For simplicity, we will only see the http_req_failed
, http_req_duration
and iterations
. I think we already saturated the cluster since we only got 368 completed requests with an average 4.31s and p90 9.88s, fortunately, all requests have been served successfully. I tried it several times with different vus (e.g. 10, 20, and so on) and it got more completed requests with faster response time.
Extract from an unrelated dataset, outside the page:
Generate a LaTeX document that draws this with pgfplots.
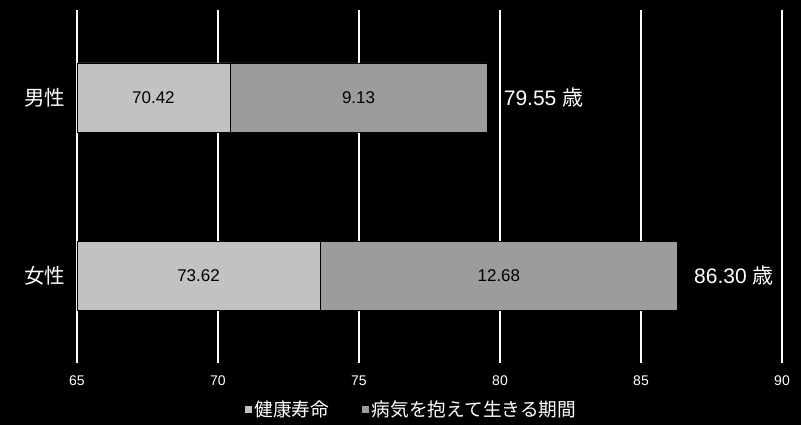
\documentclass[border=0pt]{standalone}
\usepackage{fontspec}
\usepackage{pgfplots}
\pgfplotsset{compat=1.18}
\usepackage{pgfplotstable}
\usetikzlibrary{backgrounds}
\setmainfont{Liberation Sans}
\newfontfamily\jp{Noto Sans CJK JP}
\definecolor{healthy}{gray}{0.76}
\definecolor{illness}{gray}{0.61}

% pos 0 = 女性, pos 1 = 男性
\pgfplotstableread{
pos healthy ill total
0 73.62 12.68 86.30
1 70.42 9.13 79.55
}\lifedata

\begin{document}
\begin{tikzpicture}[x=1pt,y=1pt]
\begin{axis}[
  name=ax, at={(77pt,62pt)}, anchor=south west,
  width=705pt, height=353pt, scale only axis,
  xmin=65, xmax=90, ymin=-0.49, ymax=1.49,
  xtick={65,70,...,90}, ytick={0,1},
  yticklabels={{\jp 女性},{\jp 男性}},
  axis line style={draw=none},
  xmajorgrids, grid style={white, line width=1.3pt},
  major tick length=0pt,
  /pgf/number format/assume math mode=true,
  tick label style={text=white},
  xticklabel style={font=\fontsize{14}{16}\selectfont, yshift=-9pt},
  yticklabel style={font=\fontsize{20.5}{22}\selectfont, xshift=-8pt},
  legend style={at={(0.474,-0.13)}, anchor=center, draw=none, fill=none,
    text=white, font=\jp\fontsize{18.7}{20}\selectfont,
    legend columns=2, /tikz/every even column/.append style={column sep=30pt}},
  legend image code/.code={\fill[#1] (-2pt,-4pt) rectangle (6pt,4pt);},
  nodes near coords={\pgfmathprintnumber[fixed,fixed zerofill,precision=2]{\pgfplotspointmeta}},
]
% illness segment: drawn as the full bar up to the total
\addplot[xbar, bar width=69pt, bar shift=0pt, fill=illness, draw=black, line width=0.6pt,
  forget plot, point meta=explicit,
  visualization depends on={\thisrow{ill} \as \segw},
  nodes near coords style={anchor=center, text=black, font=\fontsize{17}{19}\selectfont,
    xshift={-\segw*14.1pt}}]
  table[x=total, y=pos, meta=ill] {\lifedata};
% healthy segment on top
\addplot[xbar, bar width=69pt, bar shift=0pt, fill=healthy, draw=black, line width=0.6pt,
  forget plot, point meta=explicit,
  visualization depends on={\thisrow{healthy} \as \segw},
  nodes near coords style={anchor=center, text=black, font=\fontsize{17}{19}\selectfont,
    xshift={-(\segw-65)*14.1pt}}]
  table[x=healthy, y=pos, meta=healthy] {\lifedata};
% totals beside the bars
\addplot[xbar, bar width=69pt, bar shift=0pt, draw=none, fill=none,
  forget plot, point meta=explicit,
  nodes near coords={\pgfmathprintnumber[fixed,fixed zerofill,precision=2]{\pgfplotspointmeta} {\jp 歳}},
  nodes near coords style={anchor=west, text=white, font=\fontsize{21}{23}\selectfont, xshift=13pt}]
  table[x=total, y=pos, meta=total] {\lifedata};
\addlegendimage{fill=healthy}
\addlegendentry{健康寿命}
\addlegendimage{fill=illness}
\addlegendentry{病気を抱えて生きる期間}
\end{axis}
\begin{pgfonlayer}{background}
  \fill[black] ([xshift=-77pt,yshift=-62pt]ax.south west) rectangle ++(801pt,425pt);
\end{pgfonlayer}
\end{tikzpicture}
\end{document}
Knative Serverless is for Stateless App
Or watch full video:
Before you follow the hype, I should tell you this: Knative will be best if your app is stateless. If you have a vague idea about stateless, please read more about 12-factor app. TLDR, It's a guideline to make our app stateless, which means our app doesn't store any data (e.g. file, session, persistent data). Therefore, any data will be stored in a stateful backing service (e.g. postgres, redis). If you want to use some framework that use state by default (e.g. odoo, magento, etc), you should make some changes to be able to use it in Knative (or Kubernetes and docker in common).
What Next?
My goal is to understand this new way to deploy apps to Kubernetes. In this article, we discover a simple app that is far from production. In the future we will look how to implement more complex API, add environment variables and secret, add monitoring and logging, do rolling deployment, and ultimately implement it together with kubeflow for AI app.